_Exercise_
Quote word for word the lines below, beginning with the first and ending with the one that has "const y = d3.scaleLinear().domain([0,18]).range([B,T]);". Drop the pictures.

_Recorded data_
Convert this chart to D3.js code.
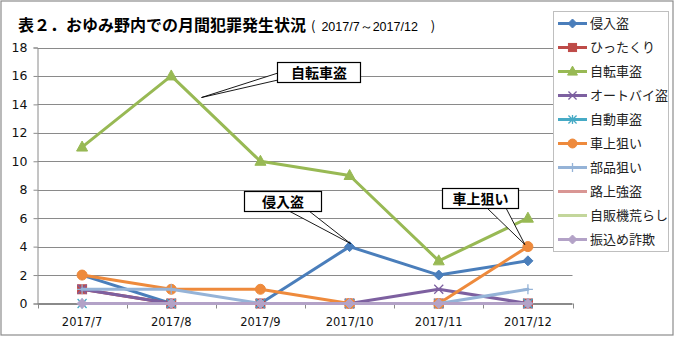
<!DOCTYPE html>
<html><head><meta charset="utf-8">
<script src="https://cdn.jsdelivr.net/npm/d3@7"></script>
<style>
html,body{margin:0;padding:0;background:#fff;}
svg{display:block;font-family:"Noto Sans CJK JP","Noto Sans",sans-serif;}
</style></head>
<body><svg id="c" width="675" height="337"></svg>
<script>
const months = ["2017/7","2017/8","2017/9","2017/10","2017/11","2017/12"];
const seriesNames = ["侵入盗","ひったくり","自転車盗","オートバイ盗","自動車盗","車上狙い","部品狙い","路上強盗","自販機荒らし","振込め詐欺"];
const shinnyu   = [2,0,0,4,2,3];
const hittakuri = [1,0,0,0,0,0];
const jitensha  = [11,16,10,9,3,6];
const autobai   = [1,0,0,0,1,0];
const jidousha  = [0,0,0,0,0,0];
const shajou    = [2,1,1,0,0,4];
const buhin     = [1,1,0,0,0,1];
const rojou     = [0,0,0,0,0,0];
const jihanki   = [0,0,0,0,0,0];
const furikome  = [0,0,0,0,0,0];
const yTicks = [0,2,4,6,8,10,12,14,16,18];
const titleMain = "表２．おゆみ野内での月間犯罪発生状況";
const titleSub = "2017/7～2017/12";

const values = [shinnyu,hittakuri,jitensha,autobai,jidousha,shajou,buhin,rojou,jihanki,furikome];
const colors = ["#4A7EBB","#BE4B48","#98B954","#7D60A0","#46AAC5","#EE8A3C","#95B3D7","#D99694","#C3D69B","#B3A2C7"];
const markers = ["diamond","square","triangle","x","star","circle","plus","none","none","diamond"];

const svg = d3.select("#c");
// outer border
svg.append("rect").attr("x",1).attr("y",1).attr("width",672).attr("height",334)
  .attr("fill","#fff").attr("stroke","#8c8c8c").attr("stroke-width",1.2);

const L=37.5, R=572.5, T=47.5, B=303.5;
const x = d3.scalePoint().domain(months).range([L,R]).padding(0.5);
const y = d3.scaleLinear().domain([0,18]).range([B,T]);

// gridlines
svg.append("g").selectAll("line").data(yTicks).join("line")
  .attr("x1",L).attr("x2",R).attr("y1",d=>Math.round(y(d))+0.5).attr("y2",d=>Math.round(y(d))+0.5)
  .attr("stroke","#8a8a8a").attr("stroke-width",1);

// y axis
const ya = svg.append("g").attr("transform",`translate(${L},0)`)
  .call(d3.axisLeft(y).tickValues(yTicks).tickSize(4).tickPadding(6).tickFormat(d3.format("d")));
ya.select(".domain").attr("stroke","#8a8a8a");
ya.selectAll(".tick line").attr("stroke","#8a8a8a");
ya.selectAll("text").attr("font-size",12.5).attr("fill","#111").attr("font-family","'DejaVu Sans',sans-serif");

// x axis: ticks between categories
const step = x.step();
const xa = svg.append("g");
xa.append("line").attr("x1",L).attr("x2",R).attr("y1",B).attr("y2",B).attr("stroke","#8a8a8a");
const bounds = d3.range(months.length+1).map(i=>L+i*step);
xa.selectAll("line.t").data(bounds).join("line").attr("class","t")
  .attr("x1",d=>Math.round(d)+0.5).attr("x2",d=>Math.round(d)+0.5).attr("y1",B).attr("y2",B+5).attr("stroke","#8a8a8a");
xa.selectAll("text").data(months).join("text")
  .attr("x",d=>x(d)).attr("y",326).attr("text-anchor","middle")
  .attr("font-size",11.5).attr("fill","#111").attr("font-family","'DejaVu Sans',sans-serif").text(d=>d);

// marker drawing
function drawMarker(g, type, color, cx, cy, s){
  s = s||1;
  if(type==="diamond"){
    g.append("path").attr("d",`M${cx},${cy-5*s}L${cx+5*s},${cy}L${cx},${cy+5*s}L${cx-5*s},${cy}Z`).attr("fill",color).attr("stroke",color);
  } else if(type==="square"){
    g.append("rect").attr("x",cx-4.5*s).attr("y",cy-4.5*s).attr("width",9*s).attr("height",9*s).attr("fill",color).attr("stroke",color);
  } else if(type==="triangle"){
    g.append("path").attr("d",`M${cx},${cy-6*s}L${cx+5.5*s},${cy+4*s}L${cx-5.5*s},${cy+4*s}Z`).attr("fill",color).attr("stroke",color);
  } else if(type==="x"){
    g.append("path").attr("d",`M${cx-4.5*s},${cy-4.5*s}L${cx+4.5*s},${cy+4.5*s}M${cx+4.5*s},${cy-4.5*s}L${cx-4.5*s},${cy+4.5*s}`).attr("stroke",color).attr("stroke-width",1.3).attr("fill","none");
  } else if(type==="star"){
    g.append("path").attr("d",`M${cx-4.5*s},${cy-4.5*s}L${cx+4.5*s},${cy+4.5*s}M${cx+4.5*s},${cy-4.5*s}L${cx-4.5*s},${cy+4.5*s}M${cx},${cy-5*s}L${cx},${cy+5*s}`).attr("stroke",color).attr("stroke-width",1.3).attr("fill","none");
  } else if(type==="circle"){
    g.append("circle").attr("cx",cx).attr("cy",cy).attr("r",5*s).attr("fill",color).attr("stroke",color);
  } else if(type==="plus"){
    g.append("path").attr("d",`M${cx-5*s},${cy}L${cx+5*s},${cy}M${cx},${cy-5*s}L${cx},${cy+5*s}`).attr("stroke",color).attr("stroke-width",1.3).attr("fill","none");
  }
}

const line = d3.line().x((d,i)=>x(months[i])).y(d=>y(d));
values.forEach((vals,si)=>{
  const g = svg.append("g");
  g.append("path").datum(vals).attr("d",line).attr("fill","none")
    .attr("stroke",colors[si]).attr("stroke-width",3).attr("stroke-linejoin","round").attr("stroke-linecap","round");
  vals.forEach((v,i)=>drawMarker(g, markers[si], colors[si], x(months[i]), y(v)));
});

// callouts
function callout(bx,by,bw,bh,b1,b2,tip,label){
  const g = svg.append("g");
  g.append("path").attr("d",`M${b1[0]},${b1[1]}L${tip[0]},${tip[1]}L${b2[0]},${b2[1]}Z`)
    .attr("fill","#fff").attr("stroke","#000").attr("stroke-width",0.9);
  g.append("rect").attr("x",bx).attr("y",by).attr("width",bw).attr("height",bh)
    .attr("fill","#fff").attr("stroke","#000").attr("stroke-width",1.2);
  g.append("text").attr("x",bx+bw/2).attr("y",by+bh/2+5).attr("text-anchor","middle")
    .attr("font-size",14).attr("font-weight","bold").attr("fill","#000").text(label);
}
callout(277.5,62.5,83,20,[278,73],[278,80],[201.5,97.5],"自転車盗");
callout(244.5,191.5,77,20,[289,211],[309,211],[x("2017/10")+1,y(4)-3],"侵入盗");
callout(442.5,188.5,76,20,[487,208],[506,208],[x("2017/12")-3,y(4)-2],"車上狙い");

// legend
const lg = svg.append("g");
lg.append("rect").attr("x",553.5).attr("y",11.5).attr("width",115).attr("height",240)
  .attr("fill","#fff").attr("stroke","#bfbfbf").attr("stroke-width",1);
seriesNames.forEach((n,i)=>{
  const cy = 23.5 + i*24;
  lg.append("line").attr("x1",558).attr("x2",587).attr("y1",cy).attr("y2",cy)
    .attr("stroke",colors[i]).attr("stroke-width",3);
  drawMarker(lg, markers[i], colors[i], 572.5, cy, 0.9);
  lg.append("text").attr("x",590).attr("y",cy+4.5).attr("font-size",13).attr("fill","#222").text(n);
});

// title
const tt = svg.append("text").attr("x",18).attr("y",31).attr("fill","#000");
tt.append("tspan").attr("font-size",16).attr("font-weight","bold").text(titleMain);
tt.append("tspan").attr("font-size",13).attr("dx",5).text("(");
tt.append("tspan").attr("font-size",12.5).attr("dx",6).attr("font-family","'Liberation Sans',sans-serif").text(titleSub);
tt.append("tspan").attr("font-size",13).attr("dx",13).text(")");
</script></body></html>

_Result of the exercise_
Convert this chart to D3.js code.
<!DOCTYPE html>
<html><head><meta charset="utf-8">
<script src="https://cdn.jsdelivr.net/npm/d3@7"></script>
<style>
html,body{margin:0;padding:0;background:#fff;}
svg{display:block;font-family:"Noto Sans CJK JP","Noto Sans",sans-serif;}
</style></head>
<body><svg id="c" width="675" height="337"></svg>
<script>
const months = ["2017/7","2017/8","2017/9","2017/10","2017/11","2017/12"];
const seriesNames = ["侵入盗","ひったくり","自転車盗","オートバイ盗","自動車盗","車上狙い","部品狙い","路上強盗","自販機荒らし","振込め詐欺"];
const shinnyu   = [2,0,0,4,2,3];
const hittakuri = [1,0,0,0,0,0];
const jitensha  = [11,16,10,9,3,6];
const autobai   = [1,0,0,0,1,0];
const jidousha  = [0,0,0,0,0,0];
const shajou    = [2,1,1,0,0,4];
const buhin     = [1,1,0,0,0,1];
const rojou     = [0,0,0,0,0,0];
const jihanki   = [0,0,0,0,0,0];
const furikome  = [0,0,0,0,0,0];
const yTicks = [0,2,4,6,8,10,12,14,16,18];
const titleMain = "表２．おゆみ野内での月間犯罪発生状況";
const titleSub = "2017/7～2017/12";

const values = [shinnyu,hittakuri,jitensha,autobai,jidousha,shajou,buhin,rojou,jihanki,furikome];
const colors = ["#4A7EBB","#BE4B48","#98B954","#7D60A0","#46AAC5","#EE8A3C","#95B3D7","#D99694","#C3D69B","#B3A2C7"];
const markers = ["diamond","square","triangle","x","star","circle","plus","none","none","diamond"];

const svg = d3.select("#c");
// outer border
svg.append("rect").attr("x",1).attr("y",1).attr("width",672).attr("height",334)
  .attr("fill","#fff").attr("stroke","#8c8c8c").attr("stroke-width",1.2);

const L=37.5, R=572.5, T=47.5, B=303.5;
const x = d3.scalePoint().domain(months).range([L,R]).padding(0.5);
const y = d3.scaleLinear().domain([0,18]).range([B,T]);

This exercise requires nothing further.